Doug recalls visiting other farms and learning from their experience.
“We saw a lot of drip laid out in 80-inch spacing,” the senior Wilde says. “ But we found that 40-inch spacing is more efficient. And we install the tape with Global Positioning System technology — it’s more accurate.”
They hired someone to install the first field, but bought their own GPS equipment and installed the rest on their own, including 250 acres last year. “I had to push to get it in,” Wilde says.
They plant on top of the drip tape and subsoil 10 to 12 inches deep between the rows. “That helps hold rainfall,” he says. “We can look at nearby fields after a rain and see runoff, but our field absorbs all the moisture.”
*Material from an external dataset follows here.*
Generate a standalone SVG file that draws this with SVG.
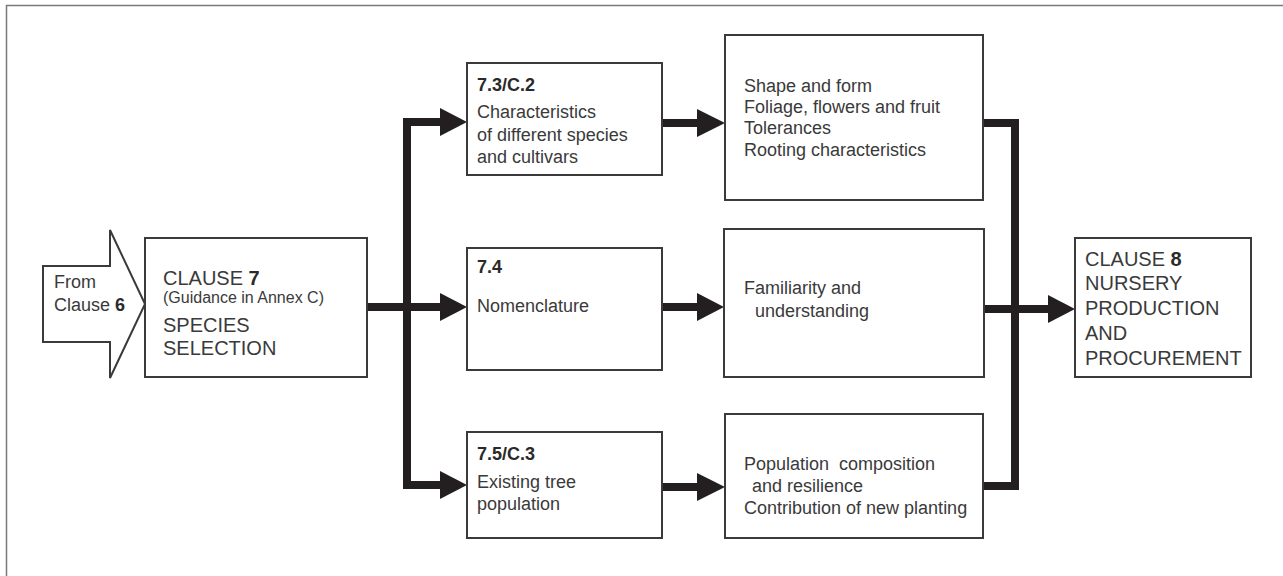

They’ve reduced tillage over the past few years as well. “We’re not quite to minimum-till,” he says, “but we have reduced-tillage.”
After harvest, they shred cotton stalks, then remove them with a stalk puller. “This helps reduce root rot infestation. We disk once, then make a small bed on top of the drip tape.”
They also install furrow dikes to hold water, and plant with a GPS unit to keep rows on top of the tape. About every two years they apply manure to some fields.
“We have a dairy and a feedyard close by, so we sometimes apply as much as 20 tons of manure,” Wilde says. “We help the land and at the same time help the dairy and feedyard get rid of a waste product.”
They also use reclaimed wastewater to irrigate some fields. “We filter it and put it through the drip irrigation system.”